Some fish species use oyster reefs specifically for recruitment (Table 1). Gray snapper recruit directly onto oyster reef habitats and rely on them for most of their food as juveniles (Peterson et al. 2003; Yeager and Layman 2011). Gag grouper recruit to oyster reefs as juveniles before migrating offshore as adults (Peterson et al. 2003). Species like black sea bass, striped bass, and spot forage heavily on oyster reefs as juveniles (Coen and Grizzle 2007). These species are particularly vulnerable to oyster reef degradation or loss (Beck et al. 2001).
Table 1. Examples of species that recruit to oyster reefs in Florida.
Oyster Reefs and Alternatives
Some species can use a few different habitat options as nursery habitat. In estuaries, seagrasses and salt marshes are often the most abundant alternative to oyster reefs. Juveniles will often select a particular habitat to optimize feeding and to minimize predation risk and competition (Stunz et al. 2002). Red drum, for example, tend to prefer to recruit in seagrasses, but mortality is lower on oyster reefs (Stunz and Minello 2001). If seagrass habitat becomes degraded, however, oyster reefs become extremely important (Coen and Grizzle 2007). As habitats in general become degraded, a high quantity of available alternative habitat spaces is necessary to maintain fish recruit numbers (Rosenfeld 2002). The loss of oyster reef habitat decreases the usable refuge and foraging spaces, and it decreases the number of fish that can successfully survive recruitment. The degraded quality of reefs can also reduce their viability as nursery habitat. Whether it’s by shorter reef height changing water flow or by increased competition from the reduction in usable space, reef quality is an important factor influencing the ability of fish to survive and successfully recruit (Rosenfeld and Hatfield 2006).

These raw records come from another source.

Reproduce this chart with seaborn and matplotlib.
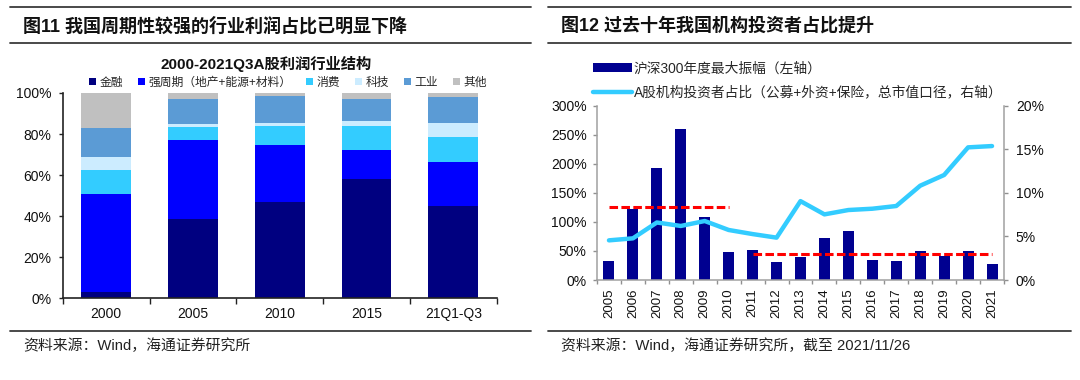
import numpy as np
import pandas as pd
import matplotlib
matplotlib.use("Agg")
import matplotlib.pyplot as plt
import seaborn as sns
from matplotlib.lines import Line2D
from matplotlib.patches import Patch
from matplotlib.ticker import FixedLocator, MultipleLocator, FuncFormatter

# ---------------- data: left chart ----------------
periods = ["2000", "2005", "2010", "2015", "21Q1-Q3"]
sectors = ["金融", "强周期（地产+能源+材料）", "消费", "科技", "工业", "其他"]
finance = [3.2, 38.6, 47.0, 57.9, 45.2]
cyclical = [47.4, 38.4, 27.7, 14.5, 21.1]
consumer = [12.1, 6.5, 9.1, 11.7, 12.5]
tech = [6.2, 1.6, 1.6, 2.4, 6.8]
industry = [13.9, 11.8, 13.1, 10.4, 12.3]
others = [17.2, 3.1, 1.5, 3.1, 2.1]
sector_colors = ["#000080", "#0000FF", "#33CCFF", "#CCECFF", "#5B9BD5", "#C0C0C0"]

# ---------------- data: right chart ----------------
years = ["2005", "2006", "2007", "2008", "2009", "2010", "2011", "2012", "2013",
         "2014", "2015", "2016", "2017", "2018", "2019", "2020", "2021"]
amplitude = [33, 123, 192, 260, 108, 48, 51, 31, 39, 72, 84, 34, 32, 50, 42, 50, 28]
inst_share = [4.55, 4.78, 6.6, 6.2, 6.77, 5.74, 5.27, 4.86, 9.05, 7.53, 8.03,
              8.18, 8.49, 10.82, 12.05, 15.22, 15.37]
avg_pre = 126      # 2005-2010 average amplitude (dashed)
avg_post = 45      # 2011-2021 average amplitude (dashed)
pre_span = ["2005", "2010"]
post_span = ["2011", "2021"]

sns.set_theme(style="white")
plt.rcParams["font.family"] = ["Liberation Sans", "Noto Sans CJK SC"]
plt.rcParams["axes.unicode_minus"] = False

W, H = 1080, 380
fig = plt.figure(figsize=(W / 100, H / 100), dpi=100)
fig.patch.set_facecolor("white")


def fx(px):
    return px / W


def fy(py):
    return 1 - py / H


def rule(x0, x1, y):
    fig.add_artist(Line2D([fx(x0), fx(x1)], [fy(y), fy(y)], transform=fig.transFigure,
                          color="#3a3a3a", lw=1.3))


# ---------------- headers / footers ----------------
for (a, b) in [(10, 531), (548, 1071)]:
    rule(a, b, 7)
    rule(a, b, 43)
    rule(a, b, 331)

fig.text(fx(23), fy(26), "图11 我国周期性较强的行业利润占比已明显下降", fontsize=13,
         fontweight="bold", ha="left", va="center", color="#111111")
fig.text(fx(561), fy(26), "图12 过去十年我国机构投资者占比提升", fontsize=13,
         fontweight="bold", ha="left", va="center", color="#111111")
fig.text(fx(23), fy(346), "资料来源：Wind，海通证券研究所", fontsize=10.7,
         ha="left", va="center", color="#222222")
fig.text(fx(561), fy(346), "资料来源：Wind，海通证券研究所，截至 2021/11/26", fontsize=10.7,
         ha="left", va="center", color="#222222")

# ---------------- left chart ----------------
ax1 = fig.add_axes([fx(62.7), fy(298.3), fx(496.7) - fx(62.7), (298.3 - 93) / H])
df = pd.DataFrame({sectors[0]: finance, sectors[1]: cyclical, sectors[2]: consumer,
                   sectors[3]: tech, sectors[4]: industry, sectors[5]: others},
                  index=periods)
cum = df.cumsum(axis=1)
for sector, color in reversed(list(zip(sectors, sector_colors))):
    sns.barplot(x=periods, y=cum[sector].values, color=color, width=0.576,
                saturation=1, edgecolor="none", linewidth=0, ax=ax1)

ax1.set_xlim(-0.5, len(periods) - 0.5)
ax1.set_ylim(0, 100)
ax1.yaxis.set_major_locator(MultipleLocator(20))
ax1.yaxis.set_major_formatter(FuncFormatter(lambda v, p: f"{v:.0f}%"))
ax1.xaxis.set_minor_locator(FixedLocator(np.arange(-0.5, len(periods), 1.0)))
ax1.tick_params(axis="x", which="major", length=0, pad=6, labelsize=10, labelcolor="#111111")
ax1.tick_params(axis="x", which="minor", length=4, width=1, bottom=True, color="#222222")
ax1.tick_params(axis="y", which="major", length=3, width=1, left=True, pad=5,
                labelsize=10, labelcolor="#111111", color="#222222")
for s in ["top", "right"]:
    ax1.spines[s].set_visible(False)
for s in ["left", "bottom"]:
    ax1.spines[s].set_color("#222222")
    ax1.spines[s].set_linewidth(1.2)
ax1.set_xlabel("")
ax1.set_ylabel("")

fig.text(fx(266), fy(64), "2000-2021Q3A股利润行业结构", fontsize=11, fontweight="bold",
         ha="center", va="center", color="#111111")

handles1 = [Patch(facecolor=c, edgecolor="none") for c in sector_colors]
fig.legend(handles1, sectors, loc="center", bbox_to_anchor=(fx(288), fy(82.7)), ncol=6,
           frameon=False, fontsize=8.5, handlelength=0.6, handleheight=0.6,
           handletextpad=0.3, columnspacing=1.25, borderpad=0, borderaxespad=0)

# ---------------- right chart ----------------
ax2 = fig.add_axes([fx(597), fy(280), fx(1004) - fx(597), (280 - 105.7) / H])
sns.barplot(x=years, y=amplitude, color="#000090", width=0.46, saturation=1,
            edgecolor="none", linewidth=0, ax=ax2)
i0, i1 = years.index(pre_span[0]), years.index(pre_span[1])
j0, j1 = years.index(post_span[0]), years.index(post_span[1])
dash = (0, (2.8, 1.1))
ax2.plot([i0, i1], [avg_pre, avg_pre], color="#FF0000", lw=2.2, linestyle=dash, zorder=5)
ax2.plot([j0, j1], [avg_post, avg_post], color="#FF0000", lw=2.2, linestyle=dash, zorder=5)
ax2.set_ylim(0, 300)
ax2.yaxis.set_major_locator(MultipleLocator(50))
ax2.yaxis.set_major_formatter(FuncFormatter(lambda v, p: f"{v:.0f}%"))

ax3 = ax2.twinx()
sns.pointplot(x=years, y=inst_share, color="#33CCFF", markers="", linewidth=3.2,
              errorbar=None, ax=ax3, solid_capstyle="round", solid_joinstyle="round")
ax3.set_ylim(0, 20)
ax3.yaxis.set_major_locator(MultipleLocator(5))
ax3.yaxis.set_major_formatter(FuncFormatter(lambda v, p: f"{v:.0f}%"))

for ax in (ax2, ax3):
    ax.set_xlim(-0.5, len(years) - 0.5)
    ax.set_xlabel("")
    ax.set_ylabel("")
ax2.set_xticks(range(len(years)))
ax2.set_xticklabels(years, rotation=90)
ax2.xaxis.set_minor_locator(FixedLocator(np.arange(-0.5, len(years), 1.0)))
ax2.tick_params(axis="x", which="major", length=0, pad=6, labelsize=9.5, labelcolor="#111111")
ax2.tick_params(axis="x", which="minor", length=3, width=1, bottom=True, color="#909090")
ax2.tick_params(axis="y", which="major", length=3, width=1, left=True, pad=4.5,
                labelsize=10, labelcolor="#111111", color="#909090")
ax3.tick_params(axis="y", which="major", length=3, width=1, right=True, pad=5.5,
                labelsize=10, labelcolor="#111111", color="#909090")
ax3.tick_params(axis="x", which="both", length=0, labelbottom=False, bottom=False)
for s in ["top", "right"]:
    ax2.spines[s].set_visible(False)
for s in ["left", "bottom"]:
    ax2.spines[s].set_color("#A0A0A0")
    ax2.spines[s].set_linewidth(1.1)
for s in ["top", "left", "bottom"]:
    ax3.spines[s].set_visible(False)
ax3.spines["right"].set_color("#A0A0A0")
ax3.spines["right"].set_linewidth(1.1)

handles2 = [Patch(facecolor="#000090", edgecolor="none"),
            Line2D([0], [0], color="#33CCFF", lw=3.2)]
labels2 = ["沪深300年度最大振幅（左轴）", "A股机构投资者占比（公募+外资+保险，总市值口径，右轴）"]
fig.legend(handles2, labels2, loc="center left", bbox_to_anchor=(fx(593), fy(80.3)),
           frameon=False, fontsize=9.9, handlelength=2.8, handleheight=0.6,
           handletextpad=0.15, labelspacing=0.7, borderpad=0, borderaxespad=0)

fig.savefig("out.png", dpi=100, facecolor="white")
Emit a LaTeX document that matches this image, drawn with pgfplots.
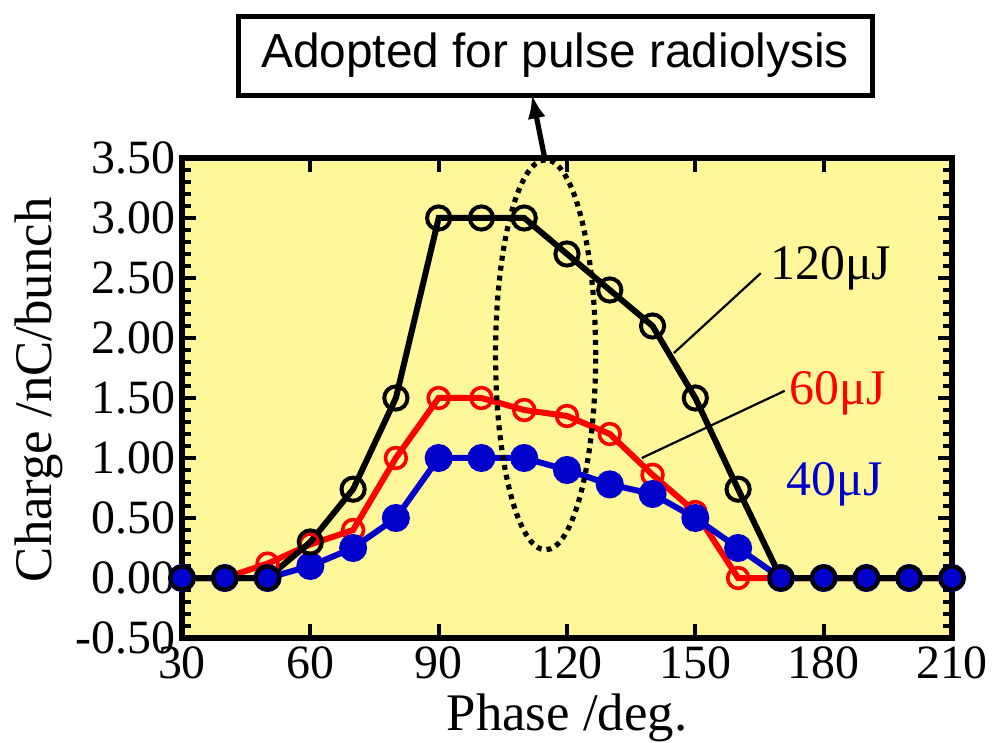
\documentclass[border=0pt]{standalone}
\usepackage{fontspec}
\setmainfont{Liberation Serif}
\setsansfont{Liberation Sans}
\usepackage{pgfplots}
\pgfplotsset{compat=1.18}
\usetikzlibrary{arrows.meta}
\definecolor{bgyellow}{RGB}{255,247,153}
\definecolor{dblue}{RGB}{0,0,204}

\begin{document}
\begin{tikzpicture}
% fixed page box so that proportions follow the reference
\path[use as bounding box] (-91bp,-52.5bp) rectangle (408.5bp,319bp);
\begin{axis}[
  at={(0,0)}, anchor=south west,
  scale only axis, width=385bp, height=240bp,
  xmin=30, xmax=210, ymin=-0.5, ymax=3.5,
  xtick={30,60,...,210},
  ytick={-0.5,0,0.5,1,1.5,2,2.5,3,3.5},
  minor y tick num=4,
  axis background/.style={fill=bgyellow},
  axis line style={line width=2.8bp},
  every tick/.style={black, line width=2bp},
  major tick length=7bp, minor tick length=4.5bp,
  tick align=inside,
  y tick label style={/pgf/number format/.cd, fixed, fixed zerofill, precision=2},
  x tick label style={yshift=-1bp},
  /pgf/number format/assume math mode=true,
  tick label style={font=\fontsize{24}{26}\selectfont},
  label style={font=\fontsize{26.5}{28}\selectfont},
  xlabel={Phase /deg.}, ylabel={Charge /nC/bunch},
  xlabel style={at={(axis description cs:0.5,0)}, anchor=base, yshift=-46bp},
  ylabel style={at={(axis description cs:-0.186,0.517)}, anchor=center},
  clip=false,
]
% 60 uJ
\addplot[red, line width=3bp, mark=o, mark size=5.2bp, mark options={line width=1.8bp}]
  coordinates {(30,0) (40,0) (50,0.12) (60,0.28) (70,0.4) (80,1.0) (90,1.5) (100,1.5)
  (110,1.4) (120,1.35) (130,1.2) (140,0.86) (150,0.55) (160,0) (170,0) (180,0)
  (190,0) (200,0) (210,0)};
% 40 uJ
\addplot[dblue, line width=3bp, mark=*, mark size=5.5bp, mark options={fill=dblue, draw=dblue}]
  coordinates {(30,0) (40,0) (50,0) (60,0.1) (70,0.25) (80,0.5) (90,1.0) (100,1.0)
  (110,1.0) (120,0.9) (130,0.78) (140,0.7) (150,0.5) (160,0.25) (170,0) (180,0)
  (190,0) (200,0) (210,0)};
% 120 uJ
\addplot[black, line width=3bp, mark=o, mark size=5.8bp, mark options={line width=2bp}]
  coordinates {(30,0) (40,0) (50,0) (60,0.3) (70,0.74) (80,1.5) (90,3.0) (100,3.0)
  (110,3.0) (120,2.7) (130,2.4) (140,2.1) (150,1.5) (160,0.74) (170,0) (180,0)
  (190,0) (200,0) (210,0)};

\draw[line width=2.6bp, dash pattern=on 2.5bp off 2.5bp]
  (axis cs:115,1.86) ellipse [x radius=11.7, y radius=1.625];
\draw[line width=2.6bp, -{Latex[length=12bp,width=9bp]}]
  (axis cs:114.9,3.48) -- (axis cs:111.8,4.03);
\node[draw, line width=2.5bp, fill=white, minimum width=317bp, minimum height=39.5bp,
  inner sep=0pt, font=\sffamily\fontsize{24}{26}\selectfont]
  at (axis cs:117.2,4.354) {Adopted for pulse radiolysis};

\draw[line width=1.1bp] (axis cs:165.3,2.54) -- (axis cs:145,1.875);
\draw[line width=1.1bp] (axis cs:170.9,1.56) -- (axis cs:137.5,1.0);
\node[font=\fontsize{25}{27}\selectfont] at (axis cs:181.7,2.58) {120μJ};
\node[red, font=\fontsize{25}{27}\selectfont] at (axis cs:183.3,1.54) {60μJ};
\node[dblue, font=\fontsize{25}{27}\selectfont] at (axis cs:182.6,0.78) {40μJ};
\end{axis}
\end{tikzpicture}
\end{document}
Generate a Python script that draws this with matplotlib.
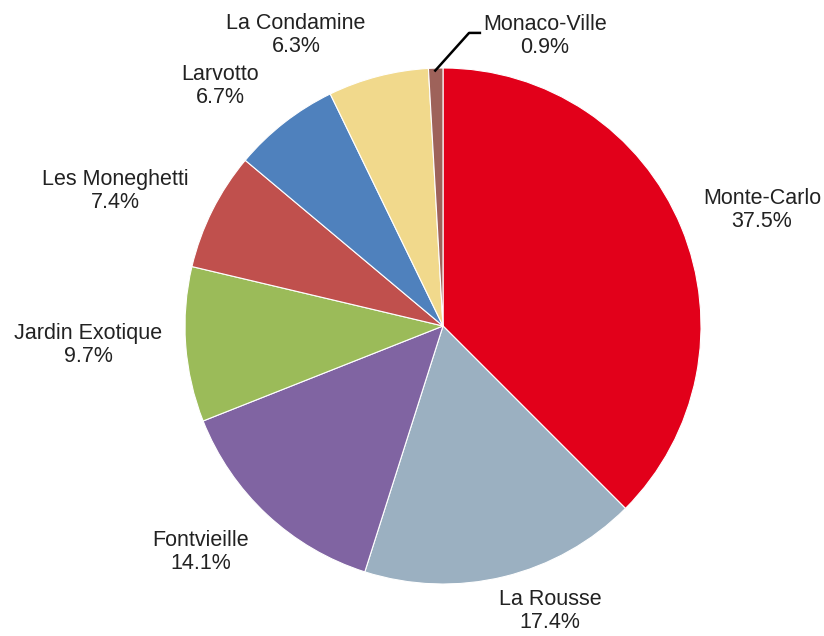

Table 2. Species expected to experience enhanced recruitment and population abundances as a result of oyster reef restoration. From zu Ermgassen et al. (2017).
Conclusions
Because recruitment is such an important process for the health of fish populations, nursery habitats must be carefully protected. The recruitment behaviors of a lot of fish species in Florida are still not fully understood, and oyster reefs may be important nursery habitat for more species than we currently know. Since habitat degradation limits the number of young fish, increasing habitat availability is expected to enhance recruitment, and therefore the overall populations, of many species (Powers et al. 2003, zu Ermgassen et al. 2017). Several of these are listed in Table 2. Efforts to conserve and restore oyster reefs could have far-reaching benefits for entire food chains and are important tools for fisheries management in Florida.